If the car is keeping its speed, it has a constant acceleration forwards.

If a car is keeping it speed, that is, maintaining a constant velocity, then its acceleration is 0.

This acceleration causes that the tire is trying to friction with the surface to maintain speed and this could cause that the tire slips. And even more, if the driver decides to accelerate in a slope so the car increases speed, the tire is increasing its work on the surface making it more probably to slip. How can those things be simulated in a simplified formula? Simplified I mean considering a car is a weighted point and the tires are not four points of contact but one, and the tires have an infinite radius. Just some condition that can be easily programmed by a novice first course student not much experienced in programming, where the program can decide that at this moment, the tires slip and traction control must be activated.

A car that is driven by its wheels cannot accelerate any faster than that limited by the coefficient of static and kinetic friction:

$$\mu_s g$$ (if the wheels are not spinning)
$$\mu_k g$$ (if the wheels are spinning)

Do you want to know the maximum acceleration? I just gave it to you:

$$\mu_s g\cos{\theta}$$ (if the wheels are not spinning)
$$\mu_k g\cos{\theta}$$ (if the wheels are spinning)

On a flat surface, $$\cos{\theta}=1$$ so we can just leave that out of the equation.

But as you can see, maximum acceleration is dependent upon $$\mu$$ and $$\theta$$

Oh, I have perhaps explained myself incorrectly. I mean that in the case of my example, as the car is being driven and the wheels are spinning, then the frictional force that applies is kinetic one.

If a car is keeping it speed, that is, maintaining a constant velocity, then its acceleration is 0.

I wrote it improperly. On a slope up, is the car has to maintain speed, it must accelerate, otherwise it will lose speed. On the contrary, on a slope down the car should brake to maintain speed. In both cases, the tire may slip. If I accelerate on a slope up, depending on the angle and the weight of the vehicle, perhaps the car would loose speed despite the driver trying to accelerate, or it could just maintain speed or even increase it. In a slope down, braking would cause a decrement in speed, a maintainance of the same speed or perhaps an increment if the angle is too high.

Ok. I was asking how can I detect tires slippage. But I think you already solved it. I am writing now what I understand is the way to express it, correct me if I am wrong.

First, the simplified simulator calculated changes in speed due to slopes as: slope down added 10km/h to speed, slope up decremented 10km/h.

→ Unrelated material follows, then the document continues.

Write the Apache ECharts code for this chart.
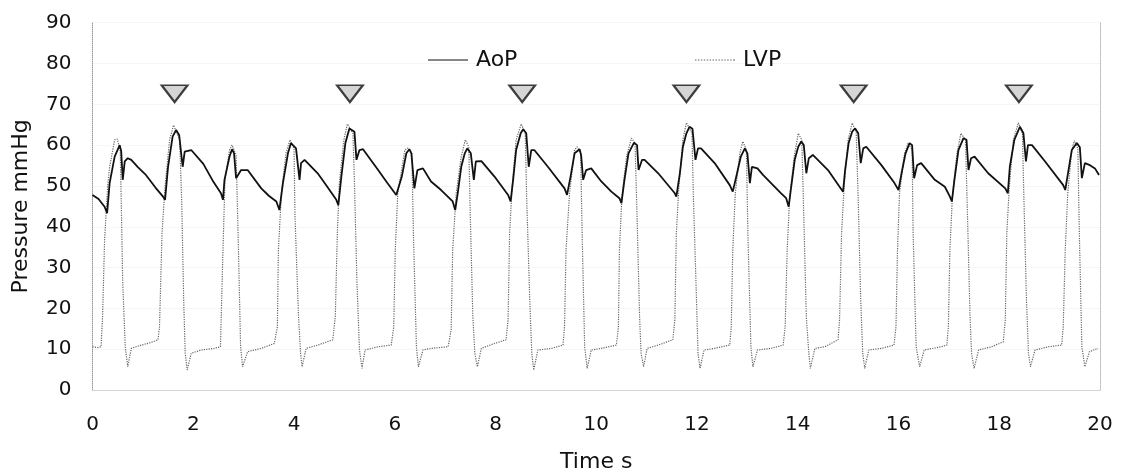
<!DOCTYPE html>
<html>
<head>
<meta charset="utf-8">
<title>AoP / LVP</title>
<script src="https://cdn.jsdelivr.net/npm/echarts@6/dist/echarts.min.js"></script>
<style>
  html, body { margin: 0; padding: 0; background: #fff; }
  #chart { width: 1122px; height: 476px; }
</style>
</head>
<body>
<div id="chart"></div>
<script>
// Aortic pressure trace, [time s, pressure mmHg]
const aopTrace = [
  [0,47.8],[0.12,46.8],[0.24,44.9],[0.29,43.3],
  [0.34,50.7],[0.44,57.2],[0.54,60.0],[0.57,58.5],[0.60,51.5],[0.64,56.0],[0.70,56.8],[0.77,56.4],[0.90,54.6],[1.06,52.7],[1.25,49.6],[1.40,47.4],[1.44,46.6],
  [1.50,54.7],[1.59,62.1],[1.66,63.7],[1.72,62.5],[1.79,54.7],[1.83,58.4],[1.96,58.8],[2.20,55.4],[2.40,51.0],[2.55,48.2],[2.59,46.6],
  [2.62,51.5],[2.72,57.2],[2.77,59.0],[2.81,58.0],[2.85,51.9],[2.95,53.9],[3.08,53.9],[3.35,49.4],[3.50,47.6],[3.65,46.2],[3.71,44.1],
  [3.78,50.7],[3.88,58.0],[3.94,60.5],[4.04,59.2],[4.11,51.5],[4.14,55.6],[4.21,56.4],[4.47,53.1],[4.65,50.0],[4.84,46.6],[4.88,45.3],
  [4.94,52.3],[5.02,60.5],[5.10,64.1],[5.20,63.3],[5.24,56.4],[5.30,58.8],[5.37,59.0],[5.67,53.9],[5.85,50.8],[6.03,47.8],[6.06,47.4],
  [6.14,52.3],[6.23,58.0],[6.29,59.0],[6.33,58.0],[6.39,49.4],[6.45,53.9],[6.56,54.3],[6.72,51.1],[6.92,49.0],[7.15,46.2],[7.20,44.1],
  [7.25,48.2],[7.32,54.7],[7.39,58.0],[7.44,59.2],[7.51,58.0],[7.57,51.5],[7.61,56.0],[7.72,56.1],[7.98,52.3],[8.25,47.8],[8.30,46.2],
  [8.35,51.5],[8.41,58.8],[8.50,62.9],[8.55,63.9],[8.61,62.9],[8.66,54.7],[8.71,58.8],[8.77,58.8],[9.04,54.7],[9.37,49.4],[9.42,47.8],
  [9.49,52.3],[9.57,58.0],[9.67,59.0],[9.70,57.5],[9.74,51.5],[9.80,53.9],[9.90,54.3],[10.10,51.1],[10.30,48.6],[10.46,47.0],[10.50,45.8],
  [10.56,51.5],[10.64,58.0],[10.75,60.6],[10.81,60.0],[10.84,53.9],[10.91,56.4],[10.96,56.4],[11.23,53.1],[11.56,48.2],[11.59,47.4],
  [11.66,53.1],[11.72,59.6],[11.79,62.9],[11.85,64.5],[11.91,64.0],[11.97,56.4],[12.02,59.2],[12.08,59.2],[12.35,55.6],[12.65,50.2],[12.71,48.6],
  [12.78,52.3],[12.87,57.2],[12.95,59.2],[13.00,58.0],[13.05,50.7],[13.09,54.7],[13.20,54.3],[13.31,52.7],[13.47,50.7],[13.67,48.2],[13.77,47.0],[13.82,44.9],
  [13.87,49.8],[13.94,56.4],[14.01,59.6],[14.07,60.9],[14.12,60.0],[14.17,53.1],[14.22,56.8],[14.30,57.6],[14.60,53.9],[14.83,49.8],[14.90,48.6],
  [14.94,53.9],[15.01,60.5],[15.08,63.3],[15.14,64.1],[15.20,62.9],[15.25,55.6],[15.30,59.2],[15.36,59.6],[15.66,55.1],[15.92,50.7],[16.00,49.0],
  [16.06,53.1],[16.14,58.0],[16.22,60.5],[16.27,60.0],[16.31,51.9],[16.37,55.1],[16.45,55.6],[16.72,51.5],[16.92,49.8],[17.02,47.4],[17.06,46.2],
  [17.11,51.5],[17.19,58.8],[17.29,61.7],[17.35,61.3],[17.39,53.9],[17.44,56.8],[17.51,57.2],[17.78,53.1],[18.12,49.4],[18.17,48.2],
  [18.21,54.7],[18.30,61.3],[18.41,64.5],[18.48,62.9],[18.53,56.0],[18.57,60.0],[18.65,60.0],[18.91,56.0],[19.27,50.2],[19.31,49.0],
  [19.37,53.5],[19.44,58.8],[19.54,60.5],[19.60,59.5],[19.64,51.9],[19.70,55.6],[19.80,55.1],[19.90,54.3],[19.98,52.7]
];

// Left ventricular pressure trace, [time s, pressure mmHg]
const lvpTrace = [
  [0,10.6],[0.10,10.4],[0.17,10.6],[0.20,18.0],[0.24,36.8],[0.30,49.8],[0.34,54.7],[0.44,61.3],[0.49,61.5],[0.55,58.8],[0.57,46.6],[0.60,26.2],[0.65,10.6],[0.70,5.7],[0.77,10.2],[0.97,11.0],[1.15,11.6],[1.30,12.3],
  [1.33,15.5],[1.38,38.4],[1.44,49.8],[1.53,61.3],[1.61,64.9],[1.73,61.3],[1.77,46.6],[1.81,22.1],[1.84,9.0],[1.88,4.9],[1.96,9.0],[2.16,9.8],[2.42,10.2],[2.54,10.6],
  [2.55,15.5],[2.59,34.3],[2.63,51.5],[2.72,58.8],[2.77,60.0],[2.85,57.6],[2.89,38.4],[2.94,10.6],[2.98,5.7],[3.08,9.4],[3.35,10.2],[3.61,11.4],
  [3.67,15.5],[3.69,34.3],[3.75,48.2],[3.84,58.0],[3.92,61.3],[4.00,59.2],[4.02,42.5],[4.09,18.0],[4.13,9.0],[4.16,5.7],[4.24,10.2],[4.47,11.0],[4.77,12.3],
  [4.82,18.0],[4.86,38.4],[4.90,50.7],[4.99,61.3],[5.06,65.2],[5.17,62.9],[5.20,50.7],[5.25,26.1],[5.30,9.8],[5.35,5.3],[5.41,9.8],[5.67,10.6],[5.93,11.0],
  [5.98,15.5],[6.01,34.3],[6.06,48.2],[6.20,58.8],[6.26,59.3],[6.34,58.0],[6.37,38.4],[6.43,10.6],[6.47,5.7],[6.56,9.8],[6.72,10.2],[7.06,10.6],
  [7.12,14.7],[7.15,34.3],[7.22,48.2],[7.32,57.2],[7.40,61.3],[7.47,59.6],[7.50,42.5],[7.55,18.0],[7.59,9.0],[7.64,5.7],[7.72,10.2],[7.98,11.4],[8.21,12.3],
  [8.25,17.2],[8.28,38.4],[8.33,49.8],[8.41,61.3],[8.51,65.2],[8.59,62.9],[8.62,46.6],[8.68,22.1],[8.72,9.0],[8.76,4.9],[8.84,9.8],[9.11,10.2],[9.34,11.0],
  [9.37,15.5],[9.40,34.3],[9.47,48.2],[9.57,58.8],[9.62,59.6],[9.69,58.0],[9.72,38.4],[9.77,10.6],[9.82,5.3],[9.90,9.8],[10.10,10.2],[10.40,11.0],
  [10.44,15.5],[10.46,34.3],[10.51,47.4],[10.60,57.2],[10.70,61.7],[10.77,60.5],[10.81,42.5],[10.86,18.0],[10.89,9.0],[10.94,5.7],[11.01,10.2],[11.23,11.0],[11.52,12.3],
  [11.56,17.2],[11.59,38.4],[11.64,49.8],[11.72,61.3],[11.79,65.5],[11.90,62.9],[11.93,46.6],[11.99,22.1],[12.02,9.0],[12.06,5.3],[12.14,9.8],[12.35,10.2],[12.65,11.0],
  [12.68,15.5],[12.71,34.3],[12.76,48.2],[12.85,58.0],[12.91,60.9],[12.98,58.8],[13.01,38.4],[13.07,10.6],[13.11,5.7],[13.20,9.8],[13.47,10.2],[13.71,11.0],
  [13.75,15.5],[13.79,34.3],[13.84,47.4],[13.93,57.2],[14.01,62.9],[14.08,61.3],[14.12,42.5],[14.17,18.0],[14.22,9.0],[14.25,5.3],[14.34,10.2],[14.54,10.6],[14.80,12.3],
  [14.83,17.2],[14.87,38.4],[14.92,49.8],[15.00,61.3],[15.08,65.4],[15.16,63.3],[15.20,46.6],[15.25,22.1],[15.29,9.0],[15.33,5.3],[15.41,9.8],[15.66,10.2],[15.91,11.0],
  [15.95,15.5],[15.98,34.3],[16.02,48.2],[16.12,58.0],[16.19,60.5],[16.27,58.8],[16.29,38.4],[16.35,10.6],[16.42,5.7],[16.51,9.8],[16.85,10.6],[16.96,11.0],
  [16.99,15.5],[17.02,34.3],[17.07,47.4],[17.16,58.0],[17.24,62.9],[17.33,61.3],[17.37,42.5],[17.42,18.0],[17.45,9.0],[17.50,5.3],[17.59,9.8],[17.85,10.6],[18.08,11.8],
  [18.12,17.2],[18.15,38.4],[18.20,49.8],[18.28,61.3],[18.38,65.5],[18.46,62.9],[18.49,46.6],[18.54,22.1],[18.58,9.0],[18.62,5.7],[18.71,9.8],[18.98,10.6],[19.24,11.0],
  [19.27,15.5],[19.31,34.3],[19.36,48.2],[19.44,58.8],[19.49,61.1],[19.56,59.2],[19.59,38.4],[19.64,10.6],[19.70,5.7],[19.79,9.4],[19.96,10.2]
];

// Beats flagged with a downward triangle: time s, and the level they sit at (mmHg)
const markerTimes = [1.63, 5.11, 8.53, 11.79, 15.11, 18.39];
const markerLevel = 72.6;

// Axis ranges and ticks
const xRange = { min: 0, max: 20, step: 2 };
const yRange = { min: 0, max: 90, step: 10 };

const FONT = 'DejaVu Sans';
const AOP_COLOR = '#111111';
const LVP_COLOR = '#666666';

// Legend keys: a solid bar for AoP, a row of short dashes for LVP
const solidKey = 'path://M0,0H40V1H0Z';
let dottedKey = 'path://';
for (let i = 0; i < 14; i++) {
  const x0 = i * 3;
  dottedKey += 'M' + x0 + ',0H' + (x0 + 1.5) + 'V1H' + x0 + 'Z';
}
dottedKey += 'M40.5,0H41V1H40.5Z';

const chart = echarts.init(document.getElementById('chart'), null, { renderer: 'canvas' });

chart.setOption({
  animation: false,
  backgroundColor: '#ffffff',
  textStyle: { fontFamily: FONT, color: '#111' },
  grid: {
    left: 92.5, right: 22, top: 22.7, bottom: 86,
    containLabel: false, outerBoundsMode: 'none'
  },
  legend: [
    {
      data: [{ name: 'AoP', icon: solidKey, itemStyle: { color: AOP_COLOR } }],
      left: 423, top: 44, itemWidth: 40, itemHeight: 2,
      textStyle: { fontFamily: FONT, fontSize: 22, color: '#111', padding: [0, 0, 0, 3] }
    },
    {
      data: [{ name: 'LVP', icon: dottedKey, itemStyle: { color: LVP_COLOR } }],
      left: 690, top: 44, itemWidth: 40, itemHeight: 2,
      textStyle: { fontFamily: FONT, fontSize: 22, color: '#111', padding: [0, 0, 0, 3] }
    }
  ],
  xAxis: {
    type: 'value', min: xRange.min, max: xRange.max, interval: xRange.step,
    name: 'Time s', nameLocation: 'middle', nameGap: 61,
    nameTextStyle: { fontFamily: FONT, fontSize: 22, color: '#111' },
    axisLine: { show: true, lineStyle: { color: '#d0d0d0', type: 'dotted' } },
    axisTick: { show: false },
    axisLabel: { fontFamily: FONT, fontSize: 20, color: '#111', margin: 25 },
    splitLine: { show: false }
  },
  yAxis: [
    {
      type: 'value', min: yRange.min, max: yRange.max, interval: yRange.step,
      name: 'Pressure mmHg', nameLocation: 'middle', nameGap: 60, nameRotate: 90,
      nameTextStyle: { fontFamily: FONT, fontSize: 22, color: '#111' },
      axisLine: { show: true, lineStyle: { color: '#9a9a9a', type: 'dotted' } },
      axisTick: { show: false },
      axisLabel: { fontFamily: FONT, fontSize: 20, color: '#111', margin: 21 },
      splitLine: { show: true, lineStyle: { color: '#ececec', type: 'dotted' } }
    },
    {
      type: 'value', position: 'right', min: yRange.min, max: yRange.max, interval: yRange.step,
      axisLine: { show: true, lineStyle: { color: '#b8b8b8', type: 'dotted' } },
      axisTick: { show: false }, axisLabel: { show: false }, splitLine: { show: false }
    }
  ],
  series: [
    {
      name: 'LVP', type: 'line', data: lvpTrace, showSymbol: false, symbol: 'none',
      lineStyle: { color: LVP_COLOR, width: 1.2, type: 'dotted' },
      itemStyle: { color: LVP_COLOR }, z: 2
    },
    {
      name: 'AoP', type: 'line', data: aopTrace, showSymbol: false, symbol: 'none',
      lineStyle: { color: AOP_COLOR, width: 1.8 },
      itemStyle: { color: AOP_COLOR }, z: 3
    },
    {
      name: 'beat marker', type: 'scatter', z: 4,
      data: markerTimes.map(t => [t, markerLevel]),
      symbol: 'triangle', symbolRotate: 180, symbolSize: [26, 17],
      itemStyle: { color: '#cbcbcb', borderColor: '#111', borderWidth: 2 }
    }
  ]
});
</script>
</body>
</html>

This was done before slope angle was taken into account. Now that slopes have angles, the increment or decrement can be calculated based on the slope angle. The negative acceleration applied to the car in a slope is $$\mu_k m g\cos{\theta}$$ and the resulting speed can be calculated applying this acceleration to the basic formula $$v_{end} - v_{start} = 2*a*distance$$ counting a given distance. If the driver accelerates, then he is trying to add 10km/h or at least to maintain the vehicle speed. The simulator can then calculate the maximum acceleration accepted and see if the driver is exceeding it, and then warn the driver that Traction Control has been activated, and then the acceleration applied is the maximum one given the conditions of angle and surface. The final speed then would be calculated on the base of this maximum acceleration.

This is something students are able to program adequately, I think. But, please, tell me, is there any lie in here?

I will abuse a bit more of you forum people. Let's take the case of a curve. In curves, cars have the stability control system. When would it activate, when the car exceeds the maximum speed and starts slipping or before? This kind of control usually detects understeer or oversteer, but for simplification in the case of this simple simulator, I will make students detect speed excess. Is it correct that stability control systems get activated when speed makes centrifuge force higher than dynamic friction?

Thank you very much, you are helping me clear concepts. :) This forum is great.

Can someone confirm the solution I propose is correct?